One of the opportunities that Cloud Atlas has with its unique premise is the chance to combine these stories in interesting and original ways. Unfortunately it doesn’t fully use this opportunity. Not all the time anyway.
Technically, I did think it was very well edited. The different segments from the stories that were cut together in a way that matched the ebbs and flows of each storyline. For example, the two escape sequences from the retirement home and from the futuristic jail worked well together, as did Halle Berry as the journalist looking around for something out of place matching the tension of her in the future exploring the ancient temple.
This also allowed for some great scene transitions as well, both visual and auditory, such as the sound of horse hooves blending in with the sound of a train engine. There’s another great cut involving a car crashing into water as well. These are the sort of transitions which remind me of the famous matchstick sunrise of Lawrence of Arabia.

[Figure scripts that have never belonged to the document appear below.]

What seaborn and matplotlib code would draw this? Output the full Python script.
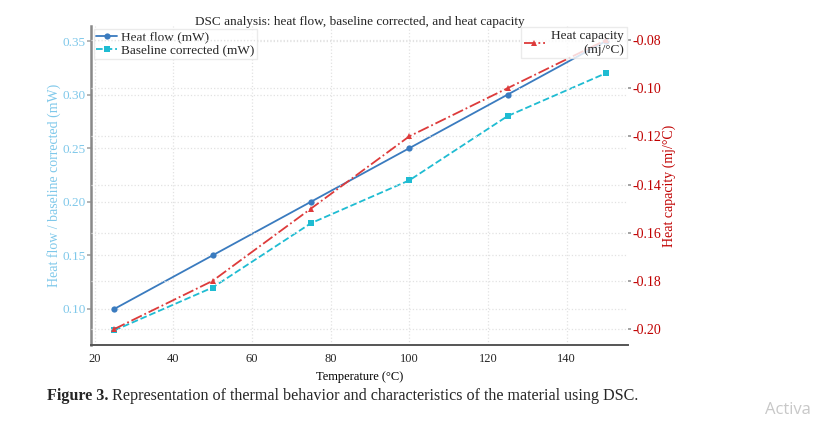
import matplotlib
matplotlib.use("Agg")
import matplotlib.pyplot as plt
import seaborn as sns
import pandas as pd

temperature = [25, 50, 75, 100, 125, 150]
heat_flow = [0.10, 0.15, 0.20, 0.25, 0.30, 0.35]
baseline_corrected = [0.08, 0.12, 0.18, 0.22, 0.28, 0.32]
heat_capacity = [-0.20, -0.18, -0.15, -0.12, -0.10, -0.08]

left_ticks = [0.10, 0.15, 0.20, 0.25, 0.30, 0.35]
right_ticks = [-0.20, -0.18, -0.16, -0.14, -0.12, -0.10, -0.08]
x_ticks = [20, 40, 60, 80, 100, 120, 140]

df = pd.DataFrame({"T": temperature, "hf": heat_flow, "bc": baseline_corrected, "hc": heat_capacity})

sns.set_theme(style="white")
plt.rcParams["font.family"] = ["Liberation Serif", "DejaVu Serif"]

fig = plt.figure(figsize=(8.22, 4.26), dpi=100)
ax = fig.add_axes([91 / 822, (426 - 345) / 426, (628 - 91) / 822, (345 - 26) / 426])
ax2 = ax.twinx()

c_hf = "#3a7bbf"
c_bc = "#1fbcd2"
c_hc = "#dd3b3b"

sns.lineplot(data=df, x="T", y="hf", ax=ax, color=c_hf, marker="o", markersize=4.5,
             markeredgewidth=0, linewidth=1.3, label="Heat flow (mW)")
sns.lineplot(data=df, x="T", y="bc", ax=ax, color=c_bc, marker="s", markersize=4.5,
             markeredgewidth=0, linewidth=1.3, linestyle="--", label="Baseline corrected (mW)")
sns.lineplot(data=df, x="T", y="hc", ax=ax2, color=c_hc, marker="^", markersize=4.5,
             markeredgewidth=0, linewidth=1.3, linestyle="-.", label="Heat capacity\n(mj/°C)")

ax.set_xlim(19.1, 155.6)
ax.set_ylim(0.0664, 0.364)
ax2.set_ylim(-0.2066, -0.0742)

ax.set_xticks(x_ticks)
ax.set_xticklabels([str(v) for v in x_ticks], fontsize=9)
ax.set_yticks(left_ticks)
ax.set_yticklabels([f"{v:.2f}" for v in left_ticks], fontsize=9.5, color="#7fc8ea")
ax2.set_yticks(right_ticks)
ax2.set_yticklabels([f"{v:.2f}" for v in right_ticks], fontsize=10, color="#c00000")

ax.grid(True, color="#e2e2e2", linestyle=":", linewidth=0.9)
ax2.grid(True, axis="y", color="#e2e2e2", linestyle=":", linewidth=0.9)
ax.set_axisbelow(True)

ax.set_xlabel("Temperature (°C)", fontsize=9, color="black")
ax.set_ylabel("Heat flow / baseline corrected (mW)", fontsize=10, color="#7fc8ea")
ax.yaxis.set_label_coords(-0.055, 0.5)
ax2.set_ylabel("Heat capacity (mj/°C)", fontsize=10, color="#c00000")
ax2.yaxis.set_label_coords(1.065, 0.5)
ax.set_title("DSC analysis: heat flow, baseline corrected, and heat capacity", fontsize=9.5, y=1.0, pad=1)

for a in (ax, ax2):
    for s in ("top", "right"):
        a.spines[s].set_visible(False)
ax2.spines["left"].set_visible(False)
ax2.spines["bottom"].set_visible(False)
ax.spines["left"].set_color("#888888")
ax.spines["left"].set_linewidth(1.8)
ax.spines["bottom"].set_color("#555555")
ax.spines["bottom"].set_linewidth(1.4)

ax.tick_params(axis="x", length=3, color="#aaaaaa", pad=3)
ax.tick_params(axis="y", length=3, color="#aaaaaa", pad=1)
ax2.tick_params(axis="y", length=2, color="#999999", pad=1)

leg1 = ax.legend(loc="upper left", fontsize=9.5, frameon=True, borderpad=0.2,
                 handlelength=1.6, handletextpad=0.3, labelspacing=0.05,
                 borderaxespad=0.2, fancybox=False)
leg1.get_frame().set_edgecolor("#e6e6e6")
leg2 = ax2.legend(loc="upper right", fontsize=9.5, frameon=True, borderpad=0.2,
                  handlelength=1.6, handletextpad=0.5, borderaxespad=0.1, fancybox=False)
leg2.get_frame().set_edgecolor("#e6e6e6")
for t in leg2.get_texts():
    t.set_multialignment("right")

fig.text(47 / 822, (426 - 396) / 426, "Figure 3.", fontsize=11.6, fontweight="bold", va="center")
fig.text(112 / 822, (426 - 396) / 426,
         "Representation of thermal behavior and characteristics of the material using DSC.",
         fontsize=11.6, va="center")
fig.text(765 / 822, (426 - 410) / 426, "Activa", fontsize=12, color="#c8c8c8",
         family=["Open Sans", "DejaVu Sans"], va="center")

fig.savefig("out.png", dpi=100)
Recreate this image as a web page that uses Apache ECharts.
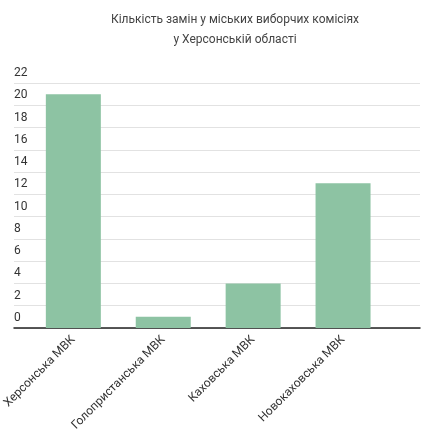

Make-up is a huge part of Cloud Atlas, since different actors have to play many various roles, many of which are not even the same gender or ethnicity. Unfortunately, the make-up quality is all over the map. There are some near flawless examples, like Halle Berry as the musician’s wife, where it looks great. There are other terrible examples as well, like Hugo Weaving as a female nurse and Doona Bae as the plantation daughter’s owner, which are very distracting.
But the one idea which could have really elevated this from a neat, fun movie to a great movie is how the 6 tales fit together on a narrative level. However, this is where the movie falls short. The whole time watching, I kept looking for connections to grasp onto to string these plotlines together, but they were very elusive. Even at the end, nothing really came together at all. Ultimately, this left me slightly underwhelmed and disappointed with the whole production.
Now I know that subtlety is something to be admired in film, but this movie makes me ask at what cost. Is there a point where it becomes over-subtle? In a case like this I would say that even though the connections between the characters and timelines shouldn’t be obvious, they should still be visible, and I don’t believe they are here. No, perhaps this is a case where multiple viewings will help us to latch onto hidden meanings (like the purpose of the comet birthmark), or maybe it will just reveal that there are no real connections. Either way, that feeling of inter-connectivity that the movie promises at the start doesn’t pay off. However, that difference only prevents this otherwise interesting film to reach greatness.